◆ **Given instruction**: Write out again the entries from the first line to the line that includes "(6.7,4.5) -- (6.7,857);", keeping both of those lines.

-- Begin Excerpted records --

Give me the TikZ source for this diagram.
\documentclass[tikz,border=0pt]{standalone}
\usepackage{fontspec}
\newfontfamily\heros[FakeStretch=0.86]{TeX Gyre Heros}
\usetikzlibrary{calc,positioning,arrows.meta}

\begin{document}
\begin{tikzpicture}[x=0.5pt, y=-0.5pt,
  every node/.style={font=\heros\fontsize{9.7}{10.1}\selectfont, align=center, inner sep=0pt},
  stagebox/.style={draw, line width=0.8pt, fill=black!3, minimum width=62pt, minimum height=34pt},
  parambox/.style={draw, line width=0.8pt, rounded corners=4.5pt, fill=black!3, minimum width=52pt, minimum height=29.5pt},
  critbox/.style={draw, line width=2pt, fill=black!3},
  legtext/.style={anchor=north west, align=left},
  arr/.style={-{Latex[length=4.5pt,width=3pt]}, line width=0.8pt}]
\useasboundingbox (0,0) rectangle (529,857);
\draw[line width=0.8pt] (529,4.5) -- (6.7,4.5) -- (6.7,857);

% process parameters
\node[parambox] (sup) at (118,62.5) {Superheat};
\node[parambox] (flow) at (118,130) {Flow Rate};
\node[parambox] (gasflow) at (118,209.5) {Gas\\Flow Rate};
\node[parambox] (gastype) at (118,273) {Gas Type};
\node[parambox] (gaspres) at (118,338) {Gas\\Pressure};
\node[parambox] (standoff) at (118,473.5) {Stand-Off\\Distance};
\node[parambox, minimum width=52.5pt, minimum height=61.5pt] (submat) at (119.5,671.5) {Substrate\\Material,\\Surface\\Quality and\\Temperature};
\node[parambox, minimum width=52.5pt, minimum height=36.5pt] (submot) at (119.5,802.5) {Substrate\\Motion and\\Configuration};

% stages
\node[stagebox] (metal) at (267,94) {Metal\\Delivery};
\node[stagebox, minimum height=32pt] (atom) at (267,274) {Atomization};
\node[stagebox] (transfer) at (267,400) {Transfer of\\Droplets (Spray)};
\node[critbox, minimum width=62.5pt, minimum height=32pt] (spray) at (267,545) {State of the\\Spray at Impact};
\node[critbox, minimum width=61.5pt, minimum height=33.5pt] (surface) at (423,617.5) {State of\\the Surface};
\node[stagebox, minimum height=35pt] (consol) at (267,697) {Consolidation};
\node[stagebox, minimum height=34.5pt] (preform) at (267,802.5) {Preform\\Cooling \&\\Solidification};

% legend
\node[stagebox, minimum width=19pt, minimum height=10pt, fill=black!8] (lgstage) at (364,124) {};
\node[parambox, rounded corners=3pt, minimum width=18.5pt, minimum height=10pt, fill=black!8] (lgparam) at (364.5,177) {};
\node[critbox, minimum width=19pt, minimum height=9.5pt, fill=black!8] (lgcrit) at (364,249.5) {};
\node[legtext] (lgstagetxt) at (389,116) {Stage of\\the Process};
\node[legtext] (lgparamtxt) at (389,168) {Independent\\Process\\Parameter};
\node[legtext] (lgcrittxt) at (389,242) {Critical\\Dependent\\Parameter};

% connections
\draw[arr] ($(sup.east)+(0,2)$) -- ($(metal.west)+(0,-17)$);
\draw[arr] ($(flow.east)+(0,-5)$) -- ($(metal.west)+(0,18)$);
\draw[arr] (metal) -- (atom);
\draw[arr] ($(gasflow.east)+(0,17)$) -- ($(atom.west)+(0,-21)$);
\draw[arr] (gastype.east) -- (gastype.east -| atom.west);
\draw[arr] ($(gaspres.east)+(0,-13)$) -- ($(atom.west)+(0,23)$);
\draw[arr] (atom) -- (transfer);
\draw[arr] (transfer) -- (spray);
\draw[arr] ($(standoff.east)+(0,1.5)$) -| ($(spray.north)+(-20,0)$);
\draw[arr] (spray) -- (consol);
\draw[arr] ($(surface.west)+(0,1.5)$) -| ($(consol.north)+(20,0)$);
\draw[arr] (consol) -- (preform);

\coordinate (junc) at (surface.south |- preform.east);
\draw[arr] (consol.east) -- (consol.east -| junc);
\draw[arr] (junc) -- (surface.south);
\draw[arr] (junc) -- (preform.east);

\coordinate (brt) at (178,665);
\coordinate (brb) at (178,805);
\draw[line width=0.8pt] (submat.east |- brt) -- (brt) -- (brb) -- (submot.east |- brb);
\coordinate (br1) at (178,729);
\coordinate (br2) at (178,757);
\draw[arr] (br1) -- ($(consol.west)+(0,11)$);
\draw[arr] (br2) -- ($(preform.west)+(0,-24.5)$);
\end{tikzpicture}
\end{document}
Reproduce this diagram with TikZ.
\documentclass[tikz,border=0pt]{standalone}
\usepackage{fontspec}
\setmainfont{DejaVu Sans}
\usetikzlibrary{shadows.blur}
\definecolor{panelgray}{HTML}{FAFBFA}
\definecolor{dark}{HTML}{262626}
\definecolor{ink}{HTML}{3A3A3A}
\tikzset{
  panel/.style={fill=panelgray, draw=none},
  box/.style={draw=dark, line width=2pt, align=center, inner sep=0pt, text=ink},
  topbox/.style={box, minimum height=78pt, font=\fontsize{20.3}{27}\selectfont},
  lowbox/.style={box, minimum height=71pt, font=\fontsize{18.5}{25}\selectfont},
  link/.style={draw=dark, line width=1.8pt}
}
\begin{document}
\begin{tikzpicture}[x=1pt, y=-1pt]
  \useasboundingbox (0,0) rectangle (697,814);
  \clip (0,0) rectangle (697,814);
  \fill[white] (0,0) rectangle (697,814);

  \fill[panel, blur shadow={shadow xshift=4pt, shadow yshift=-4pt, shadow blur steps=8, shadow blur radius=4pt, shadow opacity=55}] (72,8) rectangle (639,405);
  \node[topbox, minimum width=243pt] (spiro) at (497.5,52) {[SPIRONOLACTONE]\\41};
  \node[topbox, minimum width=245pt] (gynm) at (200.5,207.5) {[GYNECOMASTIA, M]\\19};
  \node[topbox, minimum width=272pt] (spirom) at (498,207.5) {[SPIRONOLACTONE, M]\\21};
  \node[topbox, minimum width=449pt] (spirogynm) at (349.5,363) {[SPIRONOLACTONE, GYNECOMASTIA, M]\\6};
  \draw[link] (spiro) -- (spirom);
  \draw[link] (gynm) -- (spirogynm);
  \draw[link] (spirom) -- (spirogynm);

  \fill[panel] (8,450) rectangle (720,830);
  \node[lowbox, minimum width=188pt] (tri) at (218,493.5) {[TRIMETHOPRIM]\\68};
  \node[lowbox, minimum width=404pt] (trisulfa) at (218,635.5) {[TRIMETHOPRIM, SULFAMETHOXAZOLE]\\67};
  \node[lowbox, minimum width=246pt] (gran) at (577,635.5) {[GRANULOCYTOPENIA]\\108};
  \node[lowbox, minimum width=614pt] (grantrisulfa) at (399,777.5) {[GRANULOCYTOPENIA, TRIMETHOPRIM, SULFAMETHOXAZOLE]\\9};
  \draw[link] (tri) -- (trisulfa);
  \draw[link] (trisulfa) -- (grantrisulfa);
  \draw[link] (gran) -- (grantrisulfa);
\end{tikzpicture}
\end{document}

-- End Excerpted records --

◆ **Exercise response**:
Give me the TikZ source for this diagram.
\documentclass[tikz,border=0pt]{standalone}
\usepackage{fontspec}
\newfontfamily\heros[FakeStretch=0.86]{TeX Gyre Heros}
\usetikzlibrary{calc,positioning,arrows.meta}

\begin{document}
\begin{tikzpicture}[x=0.5pt, y=-0.5pt,
  every node/.style={font=\heros\fontsize{9.7}{10.1}\selectfont, align=center, inner sep=0pt},
  stagebox/.style={draw, line width=0.8pt, fill=black!3, minimum width=62pt, minimum height=34pt},
  parambox/.style={draw, line width=0.8pt, rounded corners=4.5pt, fill=black!3, minimum width=52pt, minimum height=29.5pt},
  critbox/.style={draw, line width=2pt, fill=black!3},
  legtext/.style={anchor=north west, align=left},
  arr/.style={-{Latex[length=4.5pt,width=3pt]}, line width=0.8pt}]
\useasboundingbox (0,0) rectangle (529,857);
\draw[line width=0.8pt] (529,4.5) -- (6.7,4.5) -- (6.7,857);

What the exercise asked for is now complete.